- Former names: Bank of Nova Scotia Building
- Alternative names: The Bank and Baron P.U.B.

General information
- Type: Former bank, now pub and event venue
- Architectural style: Modern Classical with Art Deco detailing
- Location: Calgary, Alberta, Canada, 125 8 Avenue SW
- Coordinates: 51°02′43″N 114°03′53″W﻿ / ﻿51.045318°N 114.064596°W
- Current tenants: Bank and Baron P.U.B.
- Construction started: 1930
- Completed: 1930

Design and construction
- Architect: John M. Lyle
- Designations: Provincial Historic Resource (27 February 1981)

= Bank & Baron =

Pub in a provincially designated heritage building in Calgary, Alberta

The Bank & Baron is a pub and events venue in downtown Calgary, Alberta, occupying the former Bank of Nova Scotia building at 125 8 Avenue SW. The one storey main banking hall and street facade date to 1930 and stand on Stephen Avenue. The building is recognized by Alberta as a Provincial Historic Resource.

== History ==

=== Origins ===
The Bank of Nova Scotia entered the Alberta market during the economic growth of the early twentieth century, opening branches across the province to serve expanding commerce and energy development. In Calgary, the bank acquired a prominent site on 8 Avenue SW, within the city’s principal retail and financial corridor. In 1929 it commissioned John M. Lyle to design a new main branch building. Despite the economic downturn of the Great Depression, construction proceeded and the building opened in 1930.

=== Bank use ===
For several decades the branch served as a regional headquarters. Its high-ceilinged banking hall with skylight and stone finishes reflected the bank’s emphasis on stability and prestige. The location remained in continuous operation until the mid 1970s, when the Bank of Nova Scotia relocated to the newly developed Scotia Centre tower complex.

=== Later tenants ===
Following the move, the property saw a period of underuse. In subsequent decades it accommodated restaurants, clubs and entertainment venues, with reported tenants including the Cha Cha Palace in the early 1980s, Rococo Restaurant and later The Bank nightclub. Heritage designation by the province in 1981 ensured that key exterior and interior elements were preserved through adaptive reuse.
=== Adaptation as pub and event space ===
In 2012 TMAC Pub and Restaurant Group leased the building and undertook a retrofit balancing hospitality functions with conservation requirements. The Bank & Baron P.U.B. opened on 14 February 2014, retaining the original banking hall as its main bar and event space. The venue is used for weddings, corporate receptions and community gatherings; the site as a year-round 5,000 sq ft venue with capacity for up to 600 guests.

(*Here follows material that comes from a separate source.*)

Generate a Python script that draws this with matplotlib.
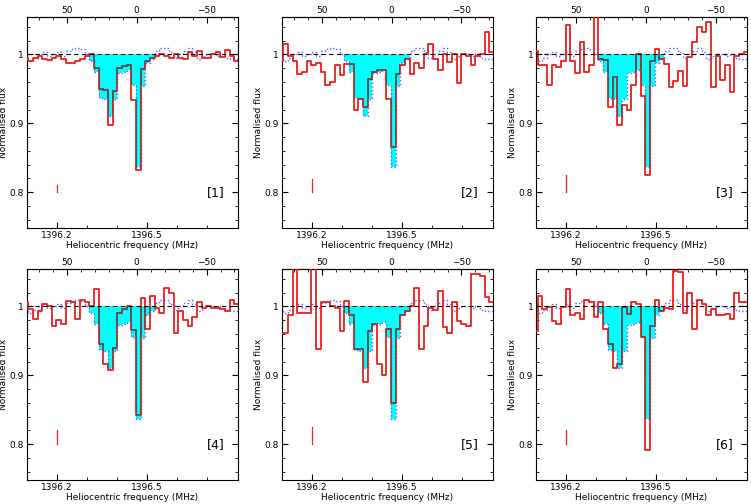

== Architecture and heritage ==
The exterior is a composition in Modern Classical style with Canadian motifs, designed by architect John M. Lyle. Relief panels depict regional themes including agriculture, ranching and commerce; bronze balconets and fluted pilasters structure the upper bays. Interior elements identified in heritage records include a high banking hall with skylight, coffered ceilings, stone and marble finishes, and murals with Canadian themes. The building contributes to the historic streetscape of Stephen Avenue.

== Tourism ==
The Bank and Baron is considered a heritage site and appears on walking tours organized by the City of Calgary and Heritage Calgary. The venue serves tourists as both a dining experience and a historic interior accessible to visitors, contributing to the draw of the Stephen Avenue National Historic Site. The building is part of Calgary’s broader strategy of linking hospitality and heritage assets to downtown visitor experiences.